» What you are asked to do: Restate the data word for word and leave the images out.

» Data extract:

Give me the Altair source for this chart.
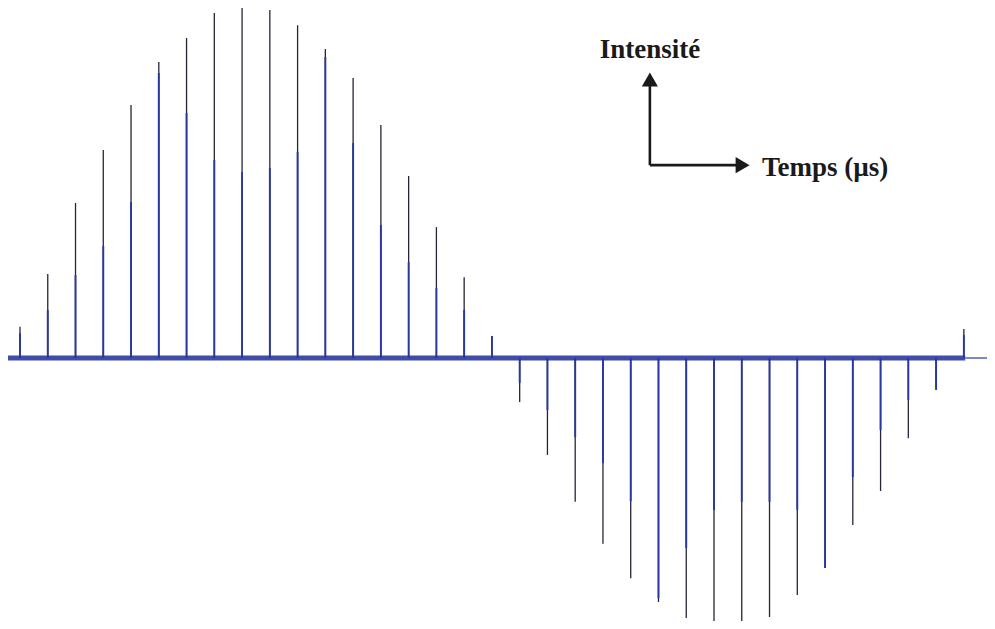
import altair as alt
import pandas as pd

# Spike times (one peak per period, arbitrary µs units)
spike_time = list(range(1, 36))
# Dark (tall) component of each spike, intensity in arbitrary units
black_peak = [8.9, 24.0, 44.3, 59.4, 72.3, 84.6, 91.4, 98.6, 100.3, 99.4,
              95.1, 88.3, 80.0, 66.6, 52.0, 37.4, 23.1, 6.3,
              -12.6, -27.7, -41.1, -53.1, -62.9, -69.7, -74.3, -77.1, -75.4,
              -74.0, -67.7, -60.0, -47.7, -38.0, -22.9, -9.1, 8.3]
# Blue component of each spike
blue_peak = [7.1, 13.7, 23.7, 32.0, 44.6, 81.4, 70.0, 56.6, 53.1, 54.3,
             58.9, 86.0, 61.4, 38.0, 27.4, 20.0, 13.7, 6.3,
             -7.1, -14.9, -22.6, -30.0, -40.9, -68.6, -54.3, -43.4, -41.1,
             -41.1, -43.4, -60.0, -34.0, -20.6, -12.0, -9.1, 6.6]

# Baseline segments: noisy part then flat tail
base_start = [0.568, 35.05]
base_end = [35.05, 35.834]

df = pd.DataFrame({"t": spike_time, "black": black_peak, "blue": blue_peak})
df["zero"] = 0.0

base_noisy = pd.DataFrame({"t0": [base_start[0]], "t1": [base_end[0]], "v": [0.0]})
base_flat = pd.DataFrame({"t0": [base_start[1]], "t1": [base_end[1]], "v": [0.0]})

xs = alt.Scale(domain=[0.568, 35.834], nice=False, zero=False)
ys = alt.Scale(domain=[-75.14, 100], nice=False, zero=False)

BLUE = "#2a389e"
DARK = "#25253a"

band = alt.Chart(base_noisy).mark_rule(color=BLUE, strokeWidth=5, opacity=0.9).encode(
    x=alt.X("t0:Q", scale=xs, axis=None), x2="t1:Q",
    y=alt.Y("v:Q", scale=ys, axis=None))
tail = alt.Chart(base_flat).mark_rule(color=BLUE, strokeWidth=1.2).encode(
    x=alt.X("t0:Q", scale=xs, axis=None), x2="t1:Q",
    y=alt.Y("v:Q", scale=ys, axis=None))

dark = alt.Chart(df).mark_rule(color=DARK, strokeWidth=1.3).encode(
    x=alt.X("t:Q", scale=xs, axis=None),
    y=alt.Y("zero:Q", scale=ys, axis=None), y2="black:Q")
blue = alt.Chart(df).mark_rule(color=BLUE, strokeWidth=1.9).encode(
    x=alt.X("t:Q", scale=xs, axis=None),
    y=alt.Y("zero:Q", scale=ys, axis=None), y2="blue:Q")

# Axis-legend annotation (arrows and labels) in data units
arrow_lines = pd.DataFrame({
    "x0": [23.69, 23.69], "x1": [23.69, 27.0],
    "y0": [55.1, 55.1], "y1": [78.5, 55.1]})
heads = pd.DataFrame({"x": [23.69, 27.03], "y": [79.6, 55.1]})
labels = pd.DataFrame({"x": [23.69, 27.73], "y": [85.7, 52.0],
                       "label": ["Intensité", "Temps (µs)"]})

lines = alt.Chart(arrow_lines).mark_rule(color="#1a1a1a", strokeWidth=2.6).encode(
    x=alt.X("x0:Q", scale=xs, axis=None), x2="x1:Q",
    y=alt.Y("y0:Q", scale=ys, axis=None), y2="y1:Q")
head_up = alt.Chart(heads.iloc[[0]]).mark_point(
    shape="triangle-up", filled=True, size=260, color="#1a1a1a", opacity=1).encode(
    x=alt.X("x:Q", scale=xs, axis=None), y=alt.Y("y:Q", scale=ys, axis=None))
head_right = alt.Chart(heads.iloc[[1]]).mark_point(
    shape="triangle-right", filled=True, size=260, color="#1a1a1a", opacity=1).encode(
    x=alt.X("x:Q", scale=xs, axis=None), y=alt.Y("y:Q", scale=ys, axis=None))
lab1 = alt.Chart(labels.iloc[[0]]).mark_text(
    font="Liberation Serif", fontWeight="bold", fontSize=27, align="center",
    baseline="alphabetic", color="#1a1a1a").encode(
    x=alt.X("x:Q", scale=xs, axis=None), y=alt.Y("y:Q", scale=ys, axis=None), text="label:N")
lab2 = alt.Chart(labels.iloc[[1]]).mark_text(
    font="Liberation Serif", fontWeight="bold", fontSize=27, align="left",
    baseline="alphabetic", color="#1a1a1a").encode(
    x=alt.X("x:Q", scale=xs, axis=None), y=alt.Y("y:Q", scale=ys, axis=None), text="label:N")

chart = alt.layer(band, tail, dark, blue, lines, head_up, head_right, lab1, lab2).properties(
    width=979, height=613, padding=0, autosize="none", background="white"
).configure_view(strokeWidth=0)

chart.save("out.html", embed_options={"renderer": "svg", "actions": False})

» Completed task:
Give me the Altair source for this chart.
import altair as alt
import pandas as pd

# Spike times (one peak per period, arbitrary µs units)
spike_time = list(range(1, 36))
# Dark (tall) component of each spike, intensity in arbitrary units
black_peak = [8.9, 24.0, 44.3, 59.4, 72.3, 84.6, 91.4, 98.6, 100.3, 99.4,
              95.1, 88.3, 80.0, 66.6, 52.0, 37.4, 23.1, 6.3,
              -12.6, -27.7, -41.1, -53.1, -62.9, -69.7, -74.3, -77.1, -75.4,
              -74.0, -67.7, -60.0, -47.7, -38.0, -22.9, -9.1, 8.3]
# Blue component of each spike
blue_peak = [7.1, 13.7, 23.7, 32.0, 44.6, 81.4, 70.0, 56.6, 53.1, 54.3,
             58.9, 86.0, 61.4, 38.0, 27.4, 20.0, 13.7, 6.3,
             -7.1, -14.9, -22.6, -30.0, -40.9, -68.6, -54.3, -43.4, -41.1,
             -41.1, -43.4, -60.0, -34.0, -20.6, -12.0, -9.1, 6.6]

# Baseline segments: noisy part then flat tail
base_start = [0.568, 35.05]
base_end = [35.05, 35.834]

df = pd.DataFrame({"t": spike_time, "black": black_peak, "blue": blue_peak})
df["zero"] = 0.0

base_noisy = pd.DataFrame({"t0": [base_start[0]], "t1": [base_end[0]], "v": [0.0]})
base_flat = pd.DataFrame({"t0": [base_start[1]], "t1": [base_end[1]], "v": [0.0]})

xs = alt.Scale(domain=[0.568, 35.834], nice=False, zero=False)
ys = alt.Scale(domain=[-75.14, 100], nice=False, zero=False)

BLUE = "#2a389e"
DARK = "#25253a"

band = alt.Chart(base_noisy).mark_rule(color=BLUE, strokeWidth=5, opacity=0.9).encode(
    x=alt.X("t0:Q", scale=xs, axis=None), x2="t1:Q",
    y=alt.Y("v:Q", scale=ys, axis=None))
tail = alt.Chart(base_flat).mark_rule(color=BLUE, strokeWidth=1.2).encode(
    x=alt.X("t0:Q", scale=xs, axis=None), x2="t1:Q",
    y=alt.Y("v:Q", scale=ys, axis=None))

dark = alt.Chart(df).mark_rule(color=DARK, strokeWidth=1.3).encode(
    x=alt.X("t:Q", scale=xs, axis=None),
    y=alt.Y("zero:Q", scale=ys, axis=None), y2="black:Q")
blue = alt.Chart(df).mark_rule(color=BLUE, strokeWidth=1.9).encode(
    x=alt.X("t:Q", scale=xs, axis=None),
    y=alt.Y("zero:Q", scale=ys, axis=None), y2="blue:Q")

# Axis-legend annotation (arrows and labels) in data units
arrow_lines = pd.DataFrame({
    "x0": [23.69, 23.69], "x1": [23.69, 27.0],
    "y0": [55.1, 55.1], "y1": [78.5, 55.1]})
heads = pd.DataFrame({"x": [23.69, 27.03], "y": [79.6, 55.1]})
labels = pd.DataFrame({"x": [23.69, 27.73], "y": [85.7, 52.0],
                       "label": ["Intensité", "Temps (µs)"]})

lines = alt.Chart(arrow_lines).mark_rule(color="#1a1a1a", strokeWidth=2.6).encode(
    x=alt.X("x0:Q", scale=xs, axis=None), x2="x1:Q",
    y=alt.Y("y0:Q", scale=ys, axis=None), y2="y1:Q")
head_up = alt.Chart(heads.iloc[[0]]).mark_point(
    shape="triangle-up", filled=True, size=260, color="#1a1a1a", opacity=1).encode(
    x=alt.X("x:Q", scale=xs, axis=None), y=alt.Y("y:Q", scale=ys, axis=None))
head_right = alt.Chart(heads.iloc[[1]]).mark_point(
    shape="triangle-right", filled=True, size=260, color="#1a1a1a", opacity=1).encode(
    x=alt.X("x:Q", scale=xs, axis=None), y=alt.Y("y:Q", scale=ys, axis=None))
lab1 = alt.Chart(labels.iloc[[0]]).mark_text(
    font="Liberation Serif", fontWeight="bold", fontSize=27, align="center",
    baseline="alphabetic", color="#1a1a1a").encode(
    x=alt.X("x:Q", scale=xs, axis=None), y=alt.Y("y:Q", scale=ys, axis=None), text="label:N")
lab2 = alt.Chart(labels.iloc[[1]]).mark_text(
    font="Liberation Serif", fontWeight="bold", fontSize=27, align="left",
    baseline="alphabetic", color="#1a1a1a").encode(
    x=alt.X("x:Q", scale=xs, axis=None), y=alt.Y("y:Q", scale=ys, axis=None), text="label:N")

chart = alt.layer(band, tail, dark, blue, lines, head_up, head_right, lab1, lab2).properties(
    width=979, height=613, padding=0, autosize="none", background="white"
).configure_view(strokeWidth=0)

chart.save("out.html", embed_options={"renderer": "svg", "actions": False})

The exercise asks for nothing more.